DATASET EXCERPT:

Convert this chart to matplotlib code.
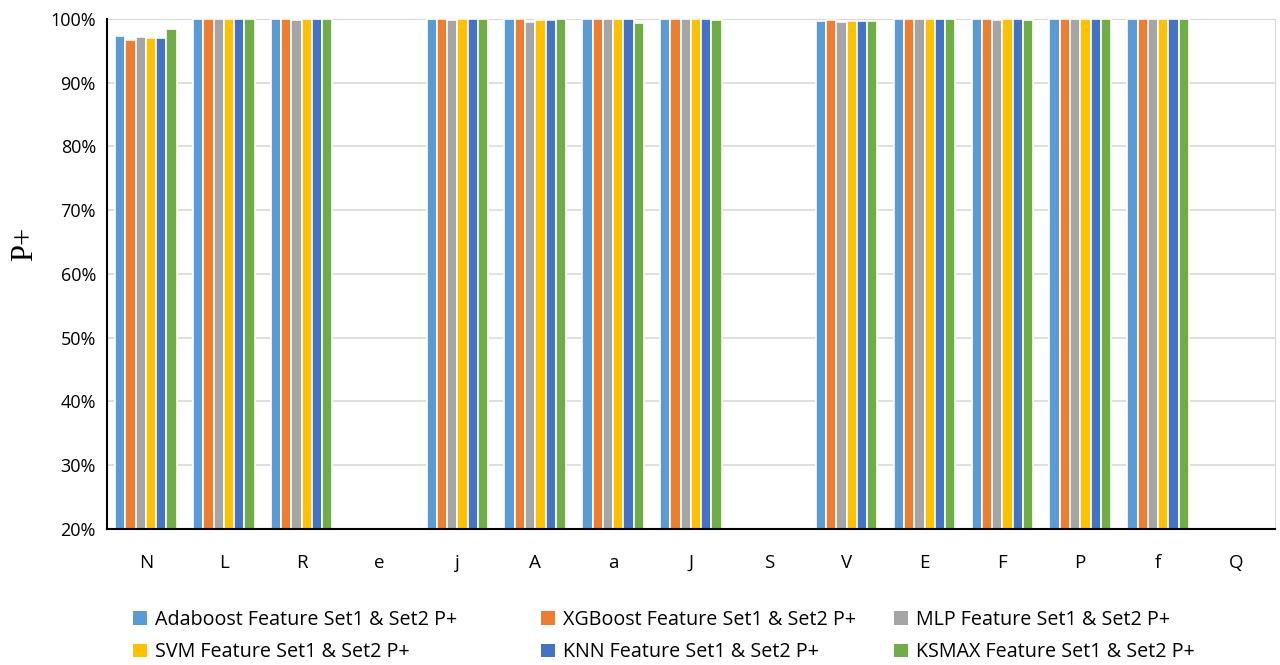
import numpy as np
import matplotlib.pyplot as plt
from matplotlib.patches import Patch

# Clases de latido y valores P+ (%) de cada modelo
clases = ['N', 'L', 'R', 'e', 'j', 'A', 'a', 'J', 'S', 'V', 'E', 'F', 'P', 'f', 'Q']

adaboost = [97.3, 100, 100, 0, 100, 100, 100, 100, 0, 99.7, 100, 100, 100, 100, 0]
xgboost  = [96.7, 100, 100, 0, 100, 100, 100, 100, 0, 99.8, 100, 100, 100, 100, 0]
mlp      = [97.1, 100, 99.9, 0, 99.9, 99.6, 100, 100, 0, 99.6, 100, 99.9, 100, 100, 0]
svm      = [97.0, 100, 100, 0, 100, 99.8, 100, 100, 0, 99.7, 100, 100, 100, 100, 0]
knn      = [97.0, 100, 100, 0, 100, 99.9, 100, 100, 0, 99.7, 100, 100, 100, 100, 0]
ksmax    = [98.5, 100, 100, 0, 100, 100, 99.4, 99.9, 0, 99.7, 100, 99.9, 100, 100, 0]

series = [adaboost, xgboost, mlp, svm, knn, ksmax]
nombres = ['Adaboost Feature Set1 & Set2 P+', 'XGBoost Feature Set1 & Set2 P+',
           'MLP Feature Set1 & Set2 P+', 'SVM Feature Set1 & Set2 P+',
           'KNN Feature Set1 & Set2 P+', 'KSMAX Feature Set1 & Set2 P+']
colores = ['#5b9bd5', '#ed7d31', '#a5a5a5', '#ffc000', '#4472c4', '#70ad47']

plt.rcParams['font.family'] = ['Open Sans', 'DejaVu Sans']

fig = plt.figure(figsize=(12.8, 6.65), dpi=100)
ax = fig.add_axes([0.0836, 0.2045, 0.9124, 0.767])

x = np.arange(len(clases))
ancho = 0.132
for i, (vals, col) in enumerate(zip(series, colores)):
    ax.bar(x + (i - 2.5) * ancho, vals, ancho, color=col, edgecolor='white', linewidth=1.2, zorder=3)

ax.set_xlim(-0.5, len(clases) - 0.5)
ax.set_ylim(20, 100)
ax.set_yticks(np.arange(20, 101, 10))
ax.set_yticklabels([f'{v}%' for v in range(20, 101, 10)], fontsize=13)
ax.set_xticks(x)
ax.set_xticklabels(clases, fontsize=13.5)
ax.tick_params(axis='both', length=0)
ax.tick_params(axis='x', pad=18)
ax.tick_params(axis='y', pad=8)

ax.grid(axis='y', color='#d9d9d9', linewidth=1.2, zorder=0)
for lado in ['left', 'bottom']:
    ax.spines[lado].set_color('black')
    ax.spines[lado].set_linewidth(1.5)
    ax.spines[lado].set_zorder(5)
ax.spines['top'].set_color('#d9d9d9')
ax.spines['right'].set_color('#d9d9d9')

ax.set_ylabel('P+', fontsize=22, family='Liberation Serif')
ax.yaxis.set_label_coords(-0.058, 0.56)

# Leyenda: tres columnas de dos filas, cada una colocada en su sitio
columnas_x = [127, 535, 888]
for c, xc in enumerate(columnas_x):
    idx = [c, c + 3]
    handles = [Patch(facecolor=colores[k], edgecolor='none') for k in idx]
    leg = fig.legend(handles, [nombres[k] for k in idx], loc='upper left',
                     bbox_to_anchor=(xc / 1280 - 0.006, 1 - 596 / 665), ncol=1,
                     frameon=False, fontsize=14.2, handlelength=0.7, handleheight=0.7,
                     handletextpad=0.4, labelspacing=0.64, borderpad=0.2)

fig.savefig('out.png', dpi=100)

YOUR INSTRUCTIONS: Quote the data above in full, leaving out the pictures it holds.

TASK RESPONSE:
Convert this chart to matplotlib code.
import numpy as np
import matplotlib.pyplot as plt
from matplotlib.patches import Patch

# Clases de latido y valores P+ (%) de cada modelo
clases = ['N', 'L', 'R', 'e', 'j', 'A', 'a', 'J', 'S', 'V', 'E', 'F', 'P', 'f', 'Q']

adaboost = [97.3, 100, 100, 0, 100, 100, 100, 100, 0, 99.7, 100, 100, 100, 100, 0]
xgboost  = [96.7, 100, 100, 0, 100, 100, 100, 100, 0, 99.8, 100, 100, 100, 100, 0]
mlp      = [97.1, 100, 99.9, 0, 99.9, 99.6, 100, 100, 0, 99.6, 100, 99.9, 100, 100, 0]
svm      = [97.0, 100, 100, 0, 100, 99.8, 100, 100, 0, 99.7, 100, 100, 100, 100, 0]
knn      = [97.0, 100, 100, 0, 100, 99.9, 100, 100, 0, 99.7, 100, 100, 100, 100, 0]
ksmax    = [98.5, 100, 100, 0, 100, 100, 99.4, 99.9, 0, 99.7, 100, 99.9, 100, 100, 0]

series = [adaboost, xgboost, mlp, svm, knn, ksmax]
nombres = ['Adaboost Feature Set1 & Set2 P+', 'XGBoost Feature Set1 & Set2 P+',
           'MLP Feature Set1 & Set2 P+', 'SVM Feature Set1 & Set2 P+',
           'KNN Feature Set1 & Set2 P+', 'KSMAX Feature Set1 & Set2 P+']
colores = ['#5b9bd5', '#ed7d31', '#a5a5a5', '#ffc000', '#4472c4', '#70ad47']

plt.rcParams['font.family'] = ['Open Sans', 'DejaVu Sans']

fig = plt.figure(figsize=(12.8, 6.65), dpi=100)
ax = fig.add_axes([0.0836, 0.2045, 0.9124, 0.767])

x = np.arange(len(clases))
ancho = 0.132
for i, (vals, col) in enumerate(zip(series, colores)):
    ax.bar(x + (i - 2.5) * ancho, vals, ancho, color=col, edgecolor='white', linewidth=1.2, zorder=3)

ax.set_xlim(-0.5, len(clases) - 0.5)
ax.set_ylim(20, 100)
ax.set_yticks(np.arange(20, 101, 10))
ax.set_yticklabels([f'{v}%' for v in range(20, 101, 10)], fontsize=13)
ax.set_xticks(x)
ax.set_xticklabels(clases, fontsize=13.5)
ax.tick_params(axis='both', length=0)
ax.tick_params(axis='x', pad=18)
ax.tick_params(axis='y', pad=8)

ax.grid(axis='y', color='#d9d9d9', linewidth=1.2, zorder=0)
for lado in ['left', 'bottom']:
    ax.spines[lado].set_color('black')
    ax.spines[lado].set_linewidth(1.5)
    ax.spines[lado].set_zorder(5)
ax.spines['top'].set_color('#d9d9d9')
ax.spines['right'].set_color('#d9d9d9')

ax.set_ylabel('P+', fontsize=22, family='Liberation Serif')
ax.yaxis.set_label_coords(-0.058, 0.56)

# Leyenda: tres columnas de dos filas, cada una colocada en su sitio
columnas_x = [127, 535, 888]
for c, xc in enumerate(columnas_x):
    idx = [c, c + 3]
    handles = [Patch(facecolor=colores[k], edgecolor='none') for k in idx]
    leg = fig.legend(handles, [nombres[k] for k in idx], loc='upper left',
                     bbox_to_anchor=(xc / 1280 - 0.006, 1 - 596 / 665), ncol=1,
                     frameon=False, fontsize=14.2, handlelength=0.7, handleheight=0.7,
                     handletextpad=0.4, labelspacing=0.64, borderpad=0.2)

fig.savefig('out.png', dpi=100)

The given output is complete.